##### Information provided #####

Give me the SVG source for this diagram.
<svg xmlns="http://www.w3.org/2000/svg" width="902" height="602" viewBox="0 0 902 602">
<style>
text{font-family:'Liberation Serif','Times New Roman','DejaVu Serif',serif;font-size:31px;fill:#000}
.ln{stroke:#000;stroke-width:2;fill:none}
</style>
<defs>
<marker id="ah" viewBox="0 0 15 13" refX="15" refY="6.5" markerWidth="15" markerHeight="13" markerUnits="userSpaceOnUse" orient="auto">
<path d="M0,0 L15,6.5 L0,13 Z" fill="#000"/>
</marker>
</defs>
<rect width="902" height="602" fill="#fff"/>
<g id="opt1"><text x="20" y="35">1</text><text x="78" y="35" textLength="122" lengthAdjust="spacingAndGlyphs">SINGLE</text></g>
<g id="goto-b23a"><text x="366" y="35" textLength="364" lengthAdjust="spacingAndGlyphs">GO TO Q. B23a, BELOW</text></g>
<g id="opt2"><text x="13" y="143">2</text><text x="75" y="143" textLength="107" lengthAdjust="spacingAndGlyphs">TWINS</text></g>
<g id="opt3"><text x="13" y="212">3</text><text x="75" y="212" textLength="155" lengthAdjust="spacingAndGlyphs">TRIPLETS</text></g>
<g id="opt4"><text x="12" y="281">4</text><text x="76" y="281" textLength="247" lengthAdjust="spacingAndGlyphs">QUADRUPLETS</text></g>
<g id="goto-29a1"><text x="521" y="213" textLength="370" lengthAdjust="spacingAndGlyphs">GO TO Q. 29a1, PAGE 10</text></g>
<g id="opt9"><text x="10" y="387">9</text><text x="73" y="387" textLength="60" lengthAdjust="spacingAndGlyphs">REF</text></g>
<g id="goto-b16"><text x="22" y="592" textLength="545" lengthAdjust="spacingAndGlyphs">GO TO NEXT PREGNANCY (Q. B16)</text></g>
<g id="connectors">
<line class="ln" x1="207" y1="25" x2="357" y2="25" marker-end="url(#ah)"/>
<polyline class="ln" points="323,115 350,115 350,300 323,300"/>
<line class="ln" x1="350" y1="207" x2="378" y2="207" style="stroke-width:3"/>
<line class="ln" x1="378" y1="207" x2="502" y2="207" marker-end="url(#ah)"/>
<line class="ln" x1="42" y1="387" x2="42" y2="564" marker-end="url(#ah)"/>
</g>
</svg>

#####

» **Set task**
Reproduce all data above, unchanged.

» **Exercise answer**
Give me the SVG source for this diagram.
<svg xmlns="http://www.w3.org/2000/svg" width="902" height="602" viewBox="0 0 902 602">
<style>
text{font-family:'Liberation Serif','Times New Roman','DejaVu Serif',serif;font-size:31px;fill:#000}
.ln{stroke:#000;stroke-width:2;fill:none}
</style>
<defs>
<marker id="ah" viewBox="0 0 15 13" refX="15" refY="6.5" markerWidth="15" markerHeight="13" markerUnits="userSpaceOnUse" orient="auto">
<path d="M0,0 L15,6.5 L0,13 Z" fill="#000"/>
</marker>
</defs>
<rect width="902" height="602" fill="#fff"/>
<g id="opt1"><text x="20" y="35">1</text><text x="78" y="35" textLength="122" lengthAdjust="spacingAndGlyphs">SINGLE</text></g>
<g id="goto-b23a"><text x="366" y="35" textLength="364" lengthAdjust="spacingAndGlyphs">GO TO Q. B23a, BELOW</text></g>
<g id="opt2"><text x="13" y="143">2</text><text x="75" y="143" textLength="107" lengthAdjust="spacingAndGlyphs">TWINS</text></g>
<g id="opt3"><text x="13" y="212">3</text><text x="75" y="212" textLength="155" lengthAdjust="spacingAndGlyphs">TRIPLETS</text></g>
<g id="opt4"><text x="12" y="281">4</text><text x="76" y="281" textLength="247" lengthAdjust="spacingAndGlyphs">QUADRUPLETS</text></g>
<g id="goto-29a1"><text x="521" y="213" textLength="370" lengthAdjust="spacingAndGlyphs">GO TO Q. 29a1, PAGE 10</text></g>
<g id="opt9"><text x="10" y="387">9</text><text x="73" y="387" textLength="60" lengthAdjust="spacingAndGlyphs">REF</text></g>
<g id="goto-b16"><text x="22" y="592" textLength="545" lengthAdjust="spacingAndGlyphs">GO TO NEXT PREGNANCY (Q. B16)</text></g>
<g id="connectors">
<line class="ln" x1="207" y1="25" x2="357" y2="25" marker-end="url(#ah)"/>
<polyline class="ln" points="323,115 350,115 350,300 323,300"/>
<line class="ln" x1="350" y1="207" x2="378" y2="207" style="stroke-width:3"/>
<line class="ln" x1="378" y1="207" x2="502" y2="207" marker-end="url(#ah)"/>
<line class="ln" x1="42" y1="387" x2="42" y2="564" marker-end="url(#ah)"/>
</g>
</svg>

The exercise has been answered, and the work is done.